Kate Atkinson’s “Emotionally Weird” (Amazon link link, Powells link) is another bookclub selection, and is perhaps not the easiest book to write about. As befits the title, the entire book is weird both in plot and in construction, and at times feels a little over-clever, as if parts were introduced as some sort of game the author plays with the readers. To me the book was worth reading, but if you look at the reviews on Amazon, you’ll see a lot of people disagree (everything from 1 to 5 stars).
Effie, the central character (I’m not sure whether she really fulfills the requirements of the word “heroine”, since she mostly is catapulted into situations rather than taking charge of anything) is a student at the University of Dundee in the early 1970s. Effie’s family circumstances are mysterious, she has no idea who her father is, she and her mother Nora spent her childhood moving from small town to small town, and she finds the solution to the mystery once she and her mother spend some time together on a remote Scottish island.
The book is constructed as interleaved passages of talks between Effie and Nora, and the narration of Effie’s life at the university. The plethora of characters is distracting; it’s hard to tell who will be important to the plot, and who is simply functioning as the classical mystery red herring (the yellow dog mentioned on the dustjacket being one good example). Nora sums it up when she says there are too many minor characters and also complains about the lack of plot (Effie: “not necessary in this post-modern day and age”). But of course there is a plot, a plot about who Effie’s mother is (opening line: “My mother is a virgin.” and later on “my mother is not my mother”), who her father is, how all these threads may or may not interconnect.

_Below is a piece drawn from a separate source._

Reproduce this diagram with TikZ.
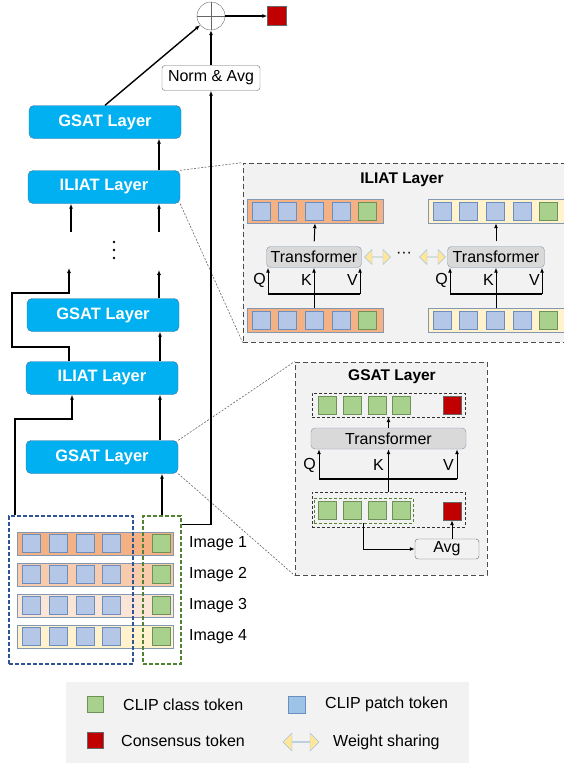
\documentclass[tikz,border=0pt]{standalone}
\usepackage{fontspec}
\setmainfont{Liberation Sans}
\usetikzlibrary{arrows.meta,shapes.arrows,positioning}

\definecolor{laycol}{HTML}{00B0F0}
\definecolor{laydraw}{HTML}{41719C}
\definecolor{patchcol}{HTML}{B4C7E7}
\definecolor{patchdraw}{HTML}{6C8EBF}
\definecolor{legblue}{HTML}{9DC3E6}
\definecolor{clscol}{HTML}{A9D18E}
\definecolor{clsdraw}{HTML}{70905A}
\definecolor{conscol}{HTML}{C00000}
\definecolor{rowa}{HTML}{F4B183}
\definecolor{rowb}{HTML}{F8CBAD}
\definecolor{rowc}{HTML}{FBE5D6}
\definecolor{rowd}{HTML}{FFF2CC}
\definecolor{rowdraw}{HTML}{8497B0}
\definecolor{panelcol}{HTML}{F2F2F2}
\definecolor{trcol}{HTML}{D9D9D9}
\definecolor{sharecol}{HTML}{FFE699}
\definecolor{bluedash}{HTML}{2F5597}
\definecolor{greendash}{HTML}{548235}

\tikzset{
  layer/.style={draw=laydraw, fill=laycol, rounded corners=5pt, minimum width=152pt,
    minimum height=33pt, inner sep=0pt, text=white, font=\bfseries\fontsize{16.5}{19}\selectfont},
  patch/.style={draw=patchdraw, fill=patchcol, minimum size=18pt, inner sep=0pt},
  cls/.style={draw=clsdraw, fill=clscol, minimum size=18pt, inner sep=0pt},
  cons/.style={draw=black!60, fill=conscol, minimum size=18pt, inner sep=0pt},
  tokrow/.style={draw=rowdraw, minimum height=24pt, inner sep=0pt},
  trans/.style={draw=rowdraw, fill=trcol, rounded corners=4pt, minimum height=21pt, inner sep=0pt},
  panelbox/.style={draw=black!70, dash pattern=on 5pt off 3pt, line width=0.8pt, fill=panelcol, inner sep=0pt},
  zoomline/.style={dash pattern=on 2pt off 1.5pt, black!60, line width=0.6pt},
  share/.style={double arrow, draw=legblue, fill=sharecol, minimum width=15pt,
    double arrow head extend=3pt, inner sep=0pt},
  qkv/.style={anchor=east, inner sep=1pt},
  conn/.style={line width=1.4pt},
  thinconn/.style={line width=1pt},
  tokbox/.style={dash pattern=on 4pt off 2pt, line width=1.2pt}
}

\begin{document}
\begin{tikzpicture}[x=1pt, y=-1pt, font=\fontsize{16}{19}\selectfont, >={Latex[length=5pt,width=4pt]}]
\useasboundingbox (0,0) rectangle (564,766);

% zoom lines
\node[layer] (g4) at (105,122) {GSAT Layer};
\node[layer] (i3) at (104,187) {ILIAT Layer};
\node[layer] (g2) at (103,315) {GSAT Layer};
\node[layer] (i1) at (102,378) {ILIAT Layer};
\node[layer] (g1) at (102,457) {GSAT Layer};
\node[panelbox, minimum width=332pt, minimum height=179pt] (ilpanel) at (409,252.5) {};
\node[panelbox, minimum width=192pt, minimum height=213pt] (gspanel) at (391,468.5) {};
\draw[zoomline] (i3.north east) -- (ilpanel.north west);
\draw[zoomline] (i3.south east) -- (ilpanel.south west);
\draw[zoomline] (g1.north east) -- (gspanel.north west);
\draw[zoomline] (g1.south east) -- (gspanel.south west);

% output
\node[circle, draw=black!60, minimum size=28pt, inner sep=0pt] (sum) at (211,16) {};
\draw[black!60] (sum.north) -- (sum.south) (sum.west) -- (sum.east);
\node[cons, minimum size=19pt] (out) at (277,16) {};
\draw[conn, ->] (sum) -- (out);
\node[draw=black!60, rounded corners=3pt, minimum width=98pt, minimum height=25pt, inner sep=0pt] (norm) at (211,78) {Norm \& Avg};
\draw[conn, ->] (norm) -- (sum);
\draw[conn, ->] (g4.north) -- (sum);

% layer stack
\draw[conn, ->] ([xshift=55pt]i3.north) -- ([xshift=55pt]i3.north |- g4.south);
\coordinate (d1) at (71,232);
\coordinate (d2) at (159,232);
\draw[conn, ->] (d1) -- (d1 |- i3.south);
\draw[conn, ->] (d2) -- (d2 |- i3.south);
\foreach \k in {242,250,258}
  \fill (114,\k) circle (1.4pt);
\coordinate (u1) at (69,268);
\coordinate (u2) at (159,270);
\draw[conn, ->] (g2.north -| u2) -- (u2);
\draw[conn, ->] (i1.north -| u1) -- (69,347) -- (12,347) -- (12,293) -- (69,293) -- (u1);
\draw[conn, ->] ([xshift=58pt]i1.north) -- ([xshift=58pt]i1.north |- g2.south);
\draw[conn, ->] ([xshift=58pt]g1.north) -- ([xshift=58pt]g1.north |- i1.south);

% input images
\foreach \i/\c in {1/rowa,2/rowb,3/rowc,4/rowd} {
  \node[tokrow, fill=\c, minimum width=156pt, minimum height=23pt] (img\i) at (95,512.5+31*\i) {};
  \foreach \j in {0,...,3}
    \node[patch] (img\i p\j) at (31.5+26.7*\j,512.5+31*\i) {};
  \node[cls] (img\i c) at (161,512.5+31*\i) {};
  \node[anchor=west, inner sep=0pt] (lab\i) at (189,512.5+31*\i) {Image \i};
}
\node[draw=bluedash, tokbox, minimum width=124pt, minimum height=148pt] (patchbox) at (71,590) {};
\node[draw=greendash, tokbox, minimum width=38pt, minimum height=148pt] (clsbox) at (162,590) {};
\draw[conn, ->] (clsbox.north) -- (clsbox.north |- g1.south);
\draw[conn, ->] ([xshift=6.5pt]patchbox.north west) -- ++(0,-96.5) -| ([xshift=-30pt]i1.south);
\draw[conn, ->] ([yshift=-9pt]clsbox.north east) -| (norm.south);

% ILIAT layer detail
\node[font=\bfseries\fontsize{15.5}{18}\selectfont] (iltitle) at (402,180) {ILIAT Layer};
\foreach \n/\x/\y/\c in {tl/315/211/rowa, bl/315/320/rowa, tr/496/211/rowd, br/496/320/rowd} {
  \node[tokrow, fill=\c, minimum width=136pt] (\n) at (\x,\y) {};
  \foreach \j in {0,...,3}
    \node[patch] (\n\j) at (\x-54+26.6*\j,\y) {};
  \node[cls] (\n4) at (\x-54+26.6*4,\y) {};
}
\node[trans, minimum width=95pt] (trl) at (314,257) {Transformer};
\node[trans, minimum width=97pt] (trr) at (496,257) {Transformer};
\draw[thinconn, ->, shorten <=5pt] (trl.north) -- (tl.south);
\draw[thinconn, ->, shorten <=5pt] (trr.north) -- (tr.south);
\coordinate (ql) at (268,294);
\coordinate (vl) at (360,294);
\coordinate (qr) at (450,294);
\coordinate (vr) at (542,294);
\draw[conn] (ql) -- (vl);
\draw[conn] (qr) -- (vr);
\draw[thinconn, ->] (ql) -- (ql |- trl.south);
\draw[thinconn, ->] (vl) -- (vl |- trl.south);
\draw[thinconn, ->] (bl.north -| trl) -- (trl.south);
\draw[thinconn, ->] (qr) -- (qr |- trr.south);
\draw[thinconn, ->] (vr) -- (vr |- trr.south);
\draw[thinconn, ->] (br.north -| trr) -- (trr.south);
\node[qkv] (ql1) at (267,280) {Q};
\node[qkv] (kl1) at (313,280) {K};
\node[qkv] (vl1) at (359,280) {V};
\node[qkv] (qr1) at (449,280) {Q};
\node[qkv] (kr1) at (495,280) {K};
\node[qkv] (vr1) at (541,280) {V};
\node[share, minimum height=26pt] (sh1) at (377.5,257) {};
\node[share, minimum height=26pt] (sh2) at (432.5,257) {};
\node (ell) at (404,255) {···};

% GSAT layer detail
\node[font=\bfseries\fontsize{15.5}{18}\selectfont] (gstitle) at (392,377) {GSAT Layer};
\node[draw=black!80, dash pattern=on 3pt off 2pt, minimum width=153pt, minimum height=24pt] (gtop) at (388.5,405) {};
\node[draw=black!80, dash pattern=on 3pt off 2pt, minimum width=153pt, minimum height=35pt] (gbot) at (388.5,509.5) {};
\node[draw=greendash, dash pattern=on 3pt off 2pt, minimum width=99pt, minimum height=25pt] (ginner) at (363.5,510.5) {};
\foreach \j in {0,...,3} {
  \node[cls] (gt\j) at (327.5+24.7*\j,405) {};
  \node[cls] (gb\j) at (327.5+24.7*\j,510.5) {};
}
\node[cons] (gtred) at (452,405) {};
\node[cons] (gbred) at (452,511) {};
\node[trans, minimum width=155pt] (gtr) at (388.5,438.5) {Transformer};
\draw[thinconn, ->] (gtr.north) -- (gtop.south);
\coordinate (qg) at (319,479);
\coordinate (vg) at (457,479);
\draw[conn] (qg) -- (vg);
\draw[thinconn, ->] (qg) -- (qg |- gtr.south);
\draw[thinconn, ->] (vg) -- (vg |- gtr.south);
\draw[thinconn, ->] (gbot.north) -- (gtr.south);
\node[qkv] (qg1) at (317,465) {Q};
\node[qkv] (kg1) at (385,465) {K};
\node[qkv] (vg1) at (455,465) {V};
\node[draw=black!60, rounded corners=3pt, minimum width=64pt, minimum height=20pt, inner sep=0pt] (avg) at (447,549) {Avg};
\draw[thinconn, ->] (ginner.south) |- (avg.west);
\draw[thinconn, ->] (avg.north -| gbred) -- (gbred.south);

% legend
\node[fill=panelcol, minimum width=403pt, minimum height=81pt] (legend) at (267.5,722.5) {};
\node[cls, minimum size=16pt] (lgcls) at (95,704.5) {};
\node[anchor=west, inner sep=0pt] (lgclst) at (123,704.5) {CLIP class token};
\node[patch, fill=legblue, minimum size=17pt] (lgpat) at (296.5,704.5) {};
\node[anchor=west, inner sep=0pt] (lgpatt) at (325,704.5) {CLIP patch token};
\node[cons, minimum size=16pt] (lgcons) at (95,740.5) {};
\node[anchor=west, inner sep=0pt] (lgconst) at (121,741) {Consensus token};
\node[share, minimum height=36pt, minimum width=18pt, double arrow head extend=4pt] (lgshare) at (301,742) {};
\node[anchor=west, inner sep=0pt] (lgsharet) at (333,742) {Weight sharing};
\end{tikzpicture}
\end{document}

The descriptions of university life and students in the 1970s, when it was much easier to get into university and many people felt no obligation to actually do any work once there, are biting and have the ring of truth. The pomposity and self-righteousness that seems to inhabit many universities, the tendency of ivory towers to find things important that make no sense to outsiders, are described and lampooned. The conversational style also helps with this as it allows lots of room for “exaggeration for effect”. In fact much of the time I found myself wondering how much was truth, how much exaggeration for effect, and how much outright lies in Effie’s narrative. Most of the apparent contradictions were resolved by the end of the book, the others were not of major importance to the plot. As an example, I never did quite figure out the plotline with the yellow dogs, but that was probably because I didn’t put much effort into it.
The bookclub members enjoyed the book, not great literature, but a fun read with some satisfyingly weird twists and turns. One of our better picks, I think.